Journal of a Novel: Last year I read East of Eden, by Steinbeck, and thoroughly enjoyed it (a modern take on the Cain/Abel story with some very interesting discussions of human nature and the meaning of a Hebrew word). This book, also by Steinbeck, is the daily journal he kept while writing East of Eden. So I don't think the average person would care much about this work, as it is everything you imagine a daily writing journal would be (an accumulation of the mundane details of life, such as an internal debate about the superiorty of certain types of pencils). But I found it fascinating for this very reason. I'm not a 'writer' in the sense that I sit down and hammer out novels or articles every day, but writing is a key part of my daily work, and it is often the hardest part. So reading some of these similiar sentiments from one of the greatest writers of the 20th century was wonderfully encouraging.

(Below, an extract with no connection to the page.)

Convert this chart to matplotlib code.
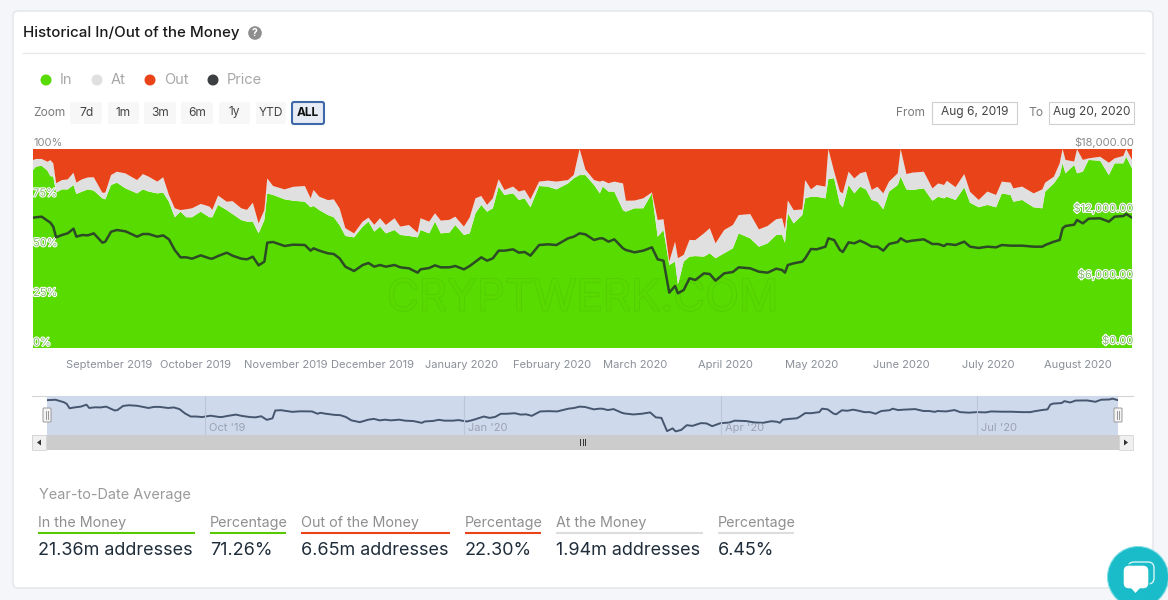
import numpy as np
import pandas as pd
import matplotlib
matplotlib.use("Agg")
import matplotlib.pyplot as plt
import matplotlib.patheffects as pe
from matplotlib.patches import FancyBboxPatch, Rectangle, Circle, Polygon

plt.rcParams['font.family'] = ['Inter', 'DejaVu Sans']

start_date = "2019-08-06"
end_date = "2020-08-20"
days = [0,1,3,5,6,7,8,10,12,14,15,17,19,21,24,25,27,29,32,36,38,40,43,45,47,49,51,53,55,58,61,62,64,67,69,72,74,76,78,80,81,83,87,90,94,96,97,99,102,104,106,108,111,114,116,118,120,122,125,
        127,130,133,134,137,139,141,144,146,149,151,153,155,157,159,161,163,166,168,170,172,175,178,181,185,187,189,191,194,196,197,199,201,204,205,208,211,214,216,218,220,222,223,225,227,229,232,234,236,239,242,244,248,251,254,
        257,259,260,261,263,266,267,269,271,274,275,277,279,280,282,284,286,288,290,292,294,296,299,300,302,304,308,311,313,315,316,319,322,324,327,330,333,335,338,339,342,346,349,350,353,355,356,357,360,361,363,365,369,372,374,377,378,380]
in_pct = [89.4,91.1,91.6,89.1,86.4,86.1,78.1,79.7,79.7,81.9,77.4,78.6,79.7,79.1,75.2,74.7,81.9,83.1,80.2,77.7,79.7,78.6,77.7,78.1,73.5,65.7,68.5,65.7,65.7,68.5,65.7,65.7,71.9,69.3,67.3,64.3,63.5,63.5,57.6,64.3,77.7,76.9,74.7,74.0,73.5,70.7,71.4,69.3,66.8,65.7,61.8,56.3,55.6,61.0,63.5,58.5,61.0,57.6,59.3,
          56.8,56.3,55.6,59.3,57.6,63.5,57.6,58.0,61.8,56.8,57.6,67.7,71.9,68.5,70.2,81.1,76.9,77.7,74.4,75.2,70.7,81.4,81.1,79.7,82.7,85.3,86.9,86.9,81.9,77.7,81.1,78.6,78.6,69.3,68.5,70.2,70.2,77.7,55.9,59.3,41.7,43.4,31.7,43.4,45.9,46.2,45.9,47.6,45.1,47.6,50.1,57.6,55.1,50.9,52.6,
          56.8,56.8,52.9,67.7,62.6,66.8,75.2,76.0,76.0,75.2,84.8,85.3,72.4,70.7,81.9,77.7,81.1,79.7,74.4,73.5,69.7,78.6,81.9,86.1,79.7,79.4,80.2,74.0,76.0,75.2,76.0,74.4,80.7,73.0,70.7,71.9,70.7,77.7,76.9,73.5,74.4,70.7,70.2,78.6,82.7,86.9,92.8,87.8,92.0,87.8,88.6,94.5,94.1,86.9,92.8,92.8,96.1,90.3]
at_pct = [5.0,3.9,3.4,4.5,8.0,6.7,4.7,4.7,5.0,6.2,5.7,6.2,6.0,6.7,2.8,3.4,5.0,5.5,7.5,6.7,7.7,7.5,5.9,7.7,3.4,4.5,0.8,4.0,4.5,3.9,5.4,3.7,4.7,4.2,6.5,5.9,5.9,9.5,5.0,5.0,7.5,4.5,5.0,7.0,7.9,4.5,8.0,6.7,7.5,9.0,8.4,3.9,2.0,2.5,2.0,3.4,4.2,4.2,5.9,
          4.2,5.5,2.3,5.9,5.9,4.2,6.4,6.4,4.2,4.2,8.0,7.5,4.5,3.4,5.0,3.7,2.5,3.4,4.2,4.2,4.0,2.2,3.0,3.9,1.7,1.7,13.1,2.8,2.5,5.9,3.0,4.2,5.0,13.4,5.5,3.9,5.0,0.5,8.4,5.4,1.7,10.0,13.4,3.4,8.4,8.0,11.7,12.6,7.5,11.7,11.7,9.2,12.2,8.7,8.7,
          7.9,8.4,6.7,6.4,6.7,2.8,9.2,3.7,5.9,5.9,15.2,3.4,6.2,7.0,6.7,7.5,6.7,8.9,5.0,7.5,8.0,5.0,5.9,13.9,7.7,8.7,8.4,6.2,6.7,6.7,8.0,6.4,6.7,5.5,3.7,6.7,6.2,5.9,6.2,6.7,6.7,7.0,9.5,4.5,3.4,5.9,7.2,6.7,1.7,12.1,5.9,0.8,2.0,6.2,2.5,3.7,3.9,4.2]
price = [11789,11819,11879,11517,11336,10975,10010,10221,10372,10794,10070,10221,10191,10372,9527,9618,10522,10673,10553,10070,10311,10311,10070,10191,9829,8864,8201,8201,8080,8382,8110,8080,8321,8623,8352,8080,8020,8261,7477,7809,9527,9588,9226,9347,9316,8804,9015,8804,8563,8502,8110,7357,6965,7507,7688,7357,7507,7357,7507,
         7296,7206,6814,7115,7236,7477,7296,7296,7417,7115,7417,7809,8201,7899,8110,8804,8804,8924,8623,8683,8352,9316,9377,9316,9919,10070,10372,10281,9769,9919,9919,9618,9829,9015,8864,8653,8804,9105,8020,7899,5005,5608,4945,5246,6301,6151,6754,6693,6090,6754,6874,7296,7206,6904,6814,
         7176,7055,6814,7507,7658,7809,8110,8955,8924,9166,9919,9769,8864,8683,9558,9467,9708,9467,9166,9166,8804,9407,9588,9919,9618,9708,9829,9407,9407,9226,9407,9316,9618,9166,9045,9166,9105,9316,9256,9256,9256,9166,9166,9316,9618,9769,10824,11035,11155,11578,11276,11698,11728,11427,11879,11939,12120,11789]
month_ticks = ["2019-09-01","2019-10-01","2019-11-01","2019-12-01","2020-01-01","2020-02-01","2020-03-01","2020-04-01","2020-05-01","2020-06-01","2020-07-01","2020-08-01"]
month_labels = ["September 2019","October 2019","November 2019","December 2019","January 2020","February 2020","March 2020","April 2020","May 2020","June 2020","July 2020","August 2020"]
pct_ticks = [0, 25, 50, 75, 100]
usd_ticks = [0, 6000, 12000, 18000]
nav_ticks = ["2019-10-01","2020-01-01","2020-04-01","2020-07-01"]
nav_labels = ["Oct '19","Jan '20","Apr '20","Jul '20"]
stat_heads = ["In the Money","Percentage","Out of the Money","Percentage","At the Money","Percentage"]
stat_vals = ["21.36m addresses","71.26%","6.65m addresses","22.30%","1.94m addresses","6.45%"]

W, H = 1168, 600
GREEN, GREY, RED, DARK = "#58db00", "#e0e0e0", "#e9431a", "#3c4043"
t0 = pd.Timestamp(start_date)
dates = t0 + pd.to_timedelta(days, unit="D")
t1 = pd.Timestamp(end_date)
in_a = np.array(in_pct)
at_a = np.array(at_pct)

fig = plt.figure(figsize=(W/100, H/100), dpi=100, facecolor="#f4f6fa")

def axpx(x0, y0, x1, y1, **kw):
    return fig.add_axes([x0/W, 1-y1/H, (x1-x0)/W, (y1-y0)/H], **kw)

ui = axpx(0, 0, W, H)
ui.set_xlim(0, W); ui.set_ylim(H, 0); ui.axis("off")

ui.add_patch(FancyBboxPatch((13, 11), 1140, 577, boxstyle="round,pad=0,rounding_size=5",
                            fc="white", ec="#e2e4e8", lw=1))
ui.text(23, 32.5, "Historical In/Out of the Money", fontsize=10.85, color="#1a1a1a", va="center", fontweight="medium")
ui.add_patch(Circle((255, 33), 6.8, fc="#8e8e8e", ec="none"))
ui.text(255, 33, "?", fontsize=7.5, color="white", ha="center", va="center", fontweight="bold")
ui.plot([23, 1144], [53, 53], color="#e8e8e8", lw=1)

for cx, tx, name, col in [(46, 60, "In", GREEN), (97, 111, "At", GREY), (150, 164, "Out", RED), (213, 227, "Price", DARK)]:
    ui.add_patch(Circle((cx, 80), 5.5, fc=col, ec="none"))
    ui.text(tx, 80, name, fontsize=10.5, color="#a8a8a8", va="center")

ui.text(33, 113.5, "Zoom", fontsize=8.6, color="#7a7a7a", va="center")
for x0, x1, lab in [(70,102,"7d"),(108,139,"1m"),(144,176,"3m"),(181,213,"6m"),(219,250,"1y"),(256,286,"YTD")]:
    ui.add_patch(FancyBboxPatch((x0, 102), x1-x0, 22, boxstyle="round,pad=0,rounding_size=2", fc="#f7f7f7", ec="none"))
    ui.text((x0+x1)/2, 112.5, lab, fontsize=8.6, color="#444444", ha="center", va="center")
ui.add_patch(FancyBboxPatch((292, 102), 32, 22, boxstyle="round,pad=0,rounding_size=2", fc="#e6ebf5", ec="#3f68a8", lw=1.5))
ui.text(308, 112.5, "ALL", fontsize=8.6, color="#111111", ha="center", va="center", fontweight="bold")

ui.text(896, 112.5, "From", fontsize=8.6, color="#7a7a7a", va="center")
ui.text(1028, 112.5, "To", fontsize=8.6, color="#7a7a7a", va="center")
for x0, x1, lab in [(932, 1017, "Aug 6, 2019"), (1049, 1134, "Aug 20, 2020")]:
    ui.add_patch(Rectangle((x0, 102), x1-x0, 22, fc="white", ec="#cfcfcf", lw=0.8))
    ui.text((x0+x1)/2, 112.5, lab, fontsize=8.6, color="#444444", ha="center", va="center")

# Main chart
ax = axpx(33, 149, 1132, 348)
ax.stackplot(dates, in_a, at_a, 100-in_a-at_a, colors=[GREEN, GREY, RED], lw=0)
ax.set_xlim(t0, t1); ax.set_ylim(0, 100)
for s in ax.spines.values():
    s.set_visible(False)
ax.set_yticks([])
ax.set_xticks(pd.to_datetime(month_ticks) + pd.Timedelta(hours=8))
ax.set_xticklabels(month_labels, fontsize=8, color="#8a8f98")
ax.tick_params(axis="x", length=0, pad=8.3)
ax.text(0.5, 0.245, "CRYPTWERK.COM", transform=ax.transAxes, ha="center", va="center", fontsize=31.6,
        color=(0.345, 0.855, 0.0, 1), path_effects=[pe.withStroke(linewidth=1, foreground="#50cc02")])
stroke = [pe.withStroke(linewidth=1.5, foreground="white")]
LABEL_FILL = "#86b873"
for v in pct_ticks:
    if v == 100:
        ui.text(33, 143, "100%", fontsize=8, color="#8a8a8a", va="center")
    else:
        ax.annotate(f"{v}%", xy=(0, v), xycoords=("axes fraction", "data"), xytext=(0, 3.8), textcoords="offset points",
                    fontsize=8, color=LABEL_FILL, va="center", path_effects=stroke, zorder=6)

ax2 = ax.twinx()
ax2.plot(dates, price, color="#2c4a26", lw=1.8, solid_joinstyle="round")
ax2.set_ylim(0, 18000)
ax2.set_yticks([])
for s in ax2.spines.values():
    s.set_visible(False)
for v in usd_ticks:
    if v == 18000:
        ui.text(1134, 142, f"${v:,.2f}", fontsize=8, color="#8a8a8a", va="center", ha="right")
    else:
        ax2.annotate(f"${v:,.2f}", xy=(1, v), xycoords=("axes fraction", "data"), xytext=(1, 5), textcoords="offset points",
                     fontsize=8, color=LABEL_FILL, va="center", ha="right", path_effects=stroke, zorder=6,
                     annotation_clip=False)

# Navigator
nav = axpx(47, 396, 1118, 435)
nav.set_facecolor("#cfd9ec")
nav.plot(dates, price, color="#46566f", lw=1.4)
nav.set_xlim(t0, t1); nav.set_ylim(4150, 12700)
nav.set_yticks([])
nav.tick_params(left=False, bottom=False, labelbottom=False)
for s in nav.spines.values():
    s.set_visible(False)
for d, lab in zip(pd.to_datetime(nav_ticks), nav_labels):
    nav.axvline(d, color="#bcc6d8", lw=0.8)
    nav.annotate(lab, xy=(d, 0), xycoords=("data", "axes fraction"), xytext=(3, 5), textcoords="offset points",
                 fontsize=8, color="#9aa3b2", va="center")

ui.plot([32, 1133], [395.5, 395.5], color="#d5d5d5", lw=0.8)
ui.add_patch(Rectangle((32, 435), 1101, 15, fc="#cccccc", ec="none"))
for x0 in (32, 1119):
    ui.add_patch(Rectangle((x0, 435), 14, 15, fc="#f0f0f0", ec="#d5d5d5", lw=0.6))
ui.add_patch(Polygon([[37, 442.5], [41, 439.5], [41, 445.5]], fc="#333333", ec="none"))
ui.add_patch(Polygon([[1128, 442.5], [1124, 439.5], [1124, 445.5]], fc="#333333", ec="none"))
for x in (580, 582.5, 585):
    ui.plot([x, x], [439, 445], color="#333333", lw=0.7)
ui.set_zorder(0); ax.set_zorder(1); ax2.set_zorder(2); nav.set_zorder(1)

# Navigator handles sit above the navigator axes
top = axpx(0, 0, W, H)
top.set_xlim(0, W); top.set_ylim(H, 0); top.axis("off"); top.set_zorder(3); top.patch.set_alpha(0)
for cx in (47, 1118):
    top.add_patch(FancyBboxPatch((cx-4, 408), 8, 14, boxstyle="round,pad=0,rounding_size=1", fc="#f4f4f4", ec="#999999", lw=0.7))
    top.plot([cx-1, cx-1], [411, 419], color="#888888", lw=0.6)
    top.plot([cx+1, cx+1], [411, 419], color="#888888", lw=0.6)

# Summary block
ui.text(39, 494.5, "Year-to-Date Average", fontsize=10.4, color="#9a9a9a", va="center")
cols = [(38,195,"#58c800"),(210,286,"#58c800"),(301,450,"#e9431a"),(465,541,"#e9431a"),(556,703,"#dddddd"),(718,794,"#dddddd")]
for (x0, x1, c), h, v in zip(cols, stat_heads, stat_vals):
    ui.text(x0, 522.5, h, fontsize=10.3, color="#8f8f8f", va="center")
    ui.plot([x0, x1], [533, 533], color=c, lw=1.5, solid_capstyle="butt")
    ui.text(x0, 550.5, v, fontsize=12.95, color="#1f2d3a", va="center")

# Chat bubble
ui.add_patch(Circle((1138, 577), 30.5, fc="#19bcc8", ec="#7fdde4", lw=0.8))
ui.add_patch(FancyBboxPatch((1128, 562), 26, 22, boxstyle="round,pad=0,rounding_size=6", fc="none", ec="#d8f4f6", lw=1))
ui.add_patch(FancyBboxPatch((1123, 565), 26, 24, boxstyle="round,pad=0,rounding_size=6", fc="white", ec="#19bcc8", lw=1))
ui.add_patch(Polygon([[1131, 588], [1140, 588], [1135.5, 593]], fc="white", ec="none"))

fig.savefig("out.png", dpi=100, facecolor=fig.get_facecolor())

All the Pretty Horses: I'm ashamed to say that I've never read Cormac McCarthy before this year. And I was blown away by the quality of his writing. His style was like the perfect nexus of Hemingway and Stegner. Sparse, intense, and out in the old west.

Amusing Ourselves to Death: This is a must read for every person that ever looks at a screen of any kind for any reason. Though written in 1985, it is scary relevant to today's world. He tracks the progression of communication from oral to text to image based and the affect these mediums have on the way the information is interacted with and consumed. In an age where technology overwhelms the conversation, his frank insight is a good reminder of the basics of communication and brings some sanity to the conversation.

Zen and the Art of Motorcycle Maintenance: This book was first recommended to me by a Southern Baptist pastor in rural Kentucky. Even the title struck me as odd - not your normal "must read" from that stereotype. I'm still not sure why he recommended it but I did find it to be an interesting read. The author (Robert Prisig) weaves together a story of a motorcycle trip with his son and his own philosophical ramblings on the topic of "Quality." There's a subplot to the story that gives it an extra edge of interest. Any one of these literary structures in and of itself would not make for much of a read, but the way he weaves them together makes it quite engaging. The book has inspired many to follow his journey on their own bikes. One disciple, who made the journey 30 years after Prisig, wrote about his experience in the book Zen and Now. This account also provides more biographical information on Prisig and reflects on the importance of the book in his own life and the importance of making the journey as a middle age man. I know that sounds thrilling to those 28 and under. I apologize. Yes, I turned 40 last year. No matter your age, Zen and the Art of Motorcyle Maintenance is worth reading, though not everyone will be able to endure the philosophical ramblings. I found myself skimming some segments at times to get back to the story of the journey and his interactions with his son.

Others to finish in 2014
I started the following books in 2013 and hope to finish them this year.

The Meaning of the Pentateuch: Picked this up because of John Piper. He responded to a tweet by Mark Driscoll, who was raving about a Piper book by saying "Sell all your Piper books and buy The Meaning of the Pentateuch." Bold statement. I can already say that I think every Christian should read the Introduction. That alone is worth the price of the book. But you can read all 50 pages of the intro, for free, right here.

Here I Stand: Classic bio on Luther. Pretty good. Helped to watch the recent movie, Luther, in the middle of it (in honor of Reformation Day).

Penses: by Blaise Pascal. Nibbling on this a few pages at a time (and posting excerpts on it occassionally). So rich. So rich. And loving this classy folio society version.